We have https://github.com/stan-dev/math/pull/2720 but it is not quite ready yet.

dmi3kno commented 1 year ago

Thank you for the reference, Ben. Newton-Raphson, Halley & Schröder are all derivative-based methods, although in this implementation the roots can be constrained by setting the bounds (corrected by the bisection step).

The min and max specification is promising, but the cost of finding the "really good" initial guess, required by all of these methods may outweigh the gain in speed due to the derivative rootfinder (especially given the bisection step every time the autodiff shoots outside of [0,1] interval).

The target function $\Omega$ is "Really Well Behaved" (is monotonic and has only one root). The derivative of the target function is just negative QDF (see Perepolkin, Goodrich & Sahlin, 2021), so if the rootfinder is used to invert the quantile function for the quantile-based likelihood, the user has already (most likely) implemented the quantile-based (log) density quantile function (which is reciprocal to the QF derivative), and therefore we have the first derivative in closed form. The second derivative (Quantile Convexity Function) may not be available in closed form but should be no problem approximating from the QDF.

What are your concerns regarding TOMS748 (or Brent) implementation? The need to have the derivative? We could specifically ask the user to provide both QF and LDQF. Checking that the derivative of the QF is positive may still be required for QF validation (which I perceive to be a separate step). How does Autodiff cope with my custom Brent implementation above?

bgoodri commented 1 year ago

For any rootfinder, you would want to implicitly differentiate at the end to get the derivatives with respect to any unknown parameters. You could autodiff through things like Newton iterations but the expression tree can get really big and it is not as accurate as the implicit derivatives.

Having a rootfinder that does not rely on derivatives internally to find the solution might be useful, although hopefully it would have a very similar interface to the ones that to do use derivatives.

dmi3kno commented 1 year ago

The interface I proposed in the original post above is following the existing algebra system API.

vector inv_qf(function qf, data vector x, data real rel_tol, data int max_steps,...)

Note, that this is not a generic Brent/TOMS748 rootfinder, but rather a special engine for inverting quantile functions.
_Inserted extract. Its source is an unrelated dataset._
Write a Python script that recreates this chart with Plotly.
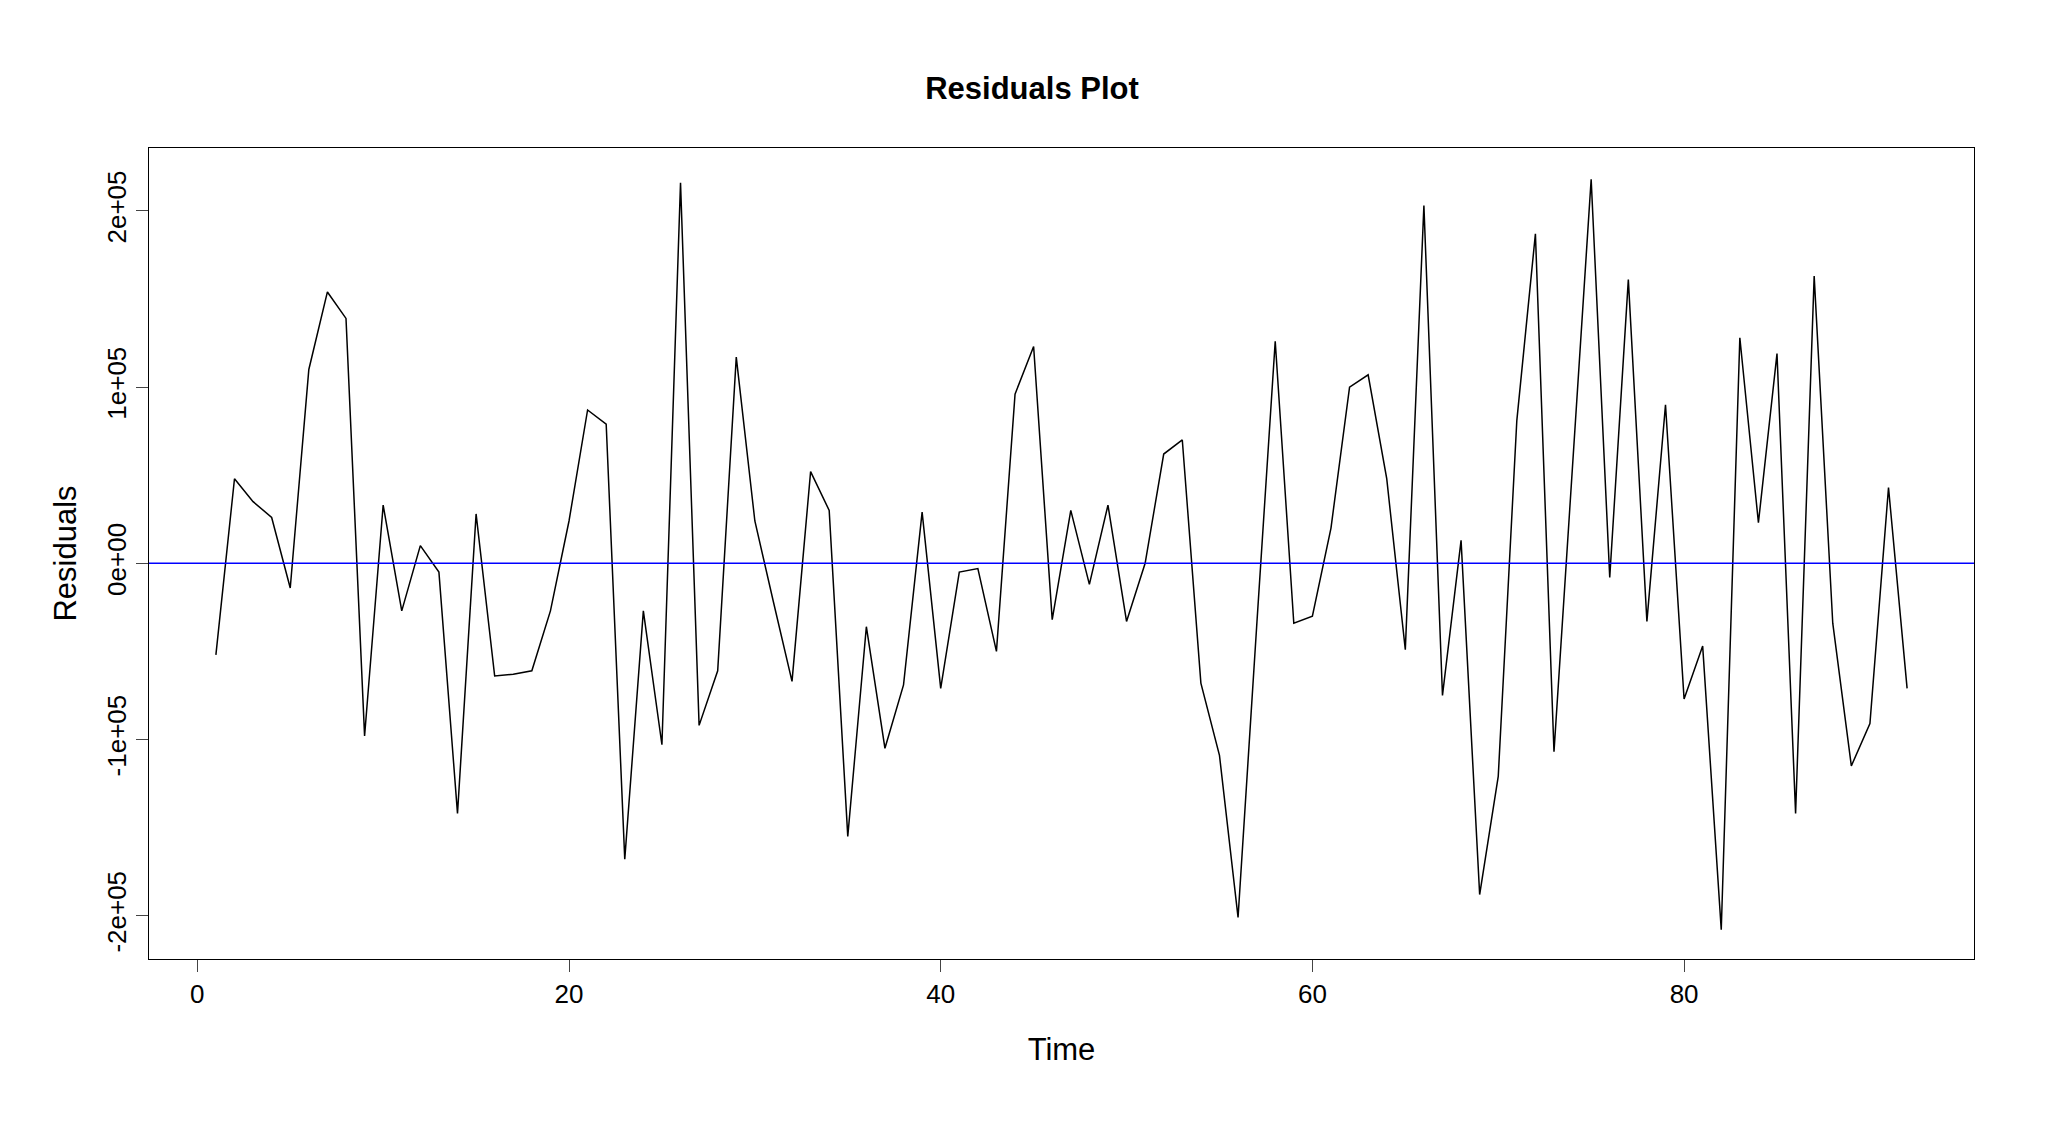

It may be a thin wrapper over a more general rootfinder (if bracketing rootfinder is needed elsewhere), but my function makes a number of assumptions regarding the bounds and tolerances, which is specific to the problem of inverting a Q: [0,1] -> R

Just wanted to add here that TOMS748 has fa, fb arguments which we should use to avoid numerical problems around 0 and 1. If we interface bracket_and_solve_root() from Boost the argument Policy may need to be used to handle +/- Inf issues.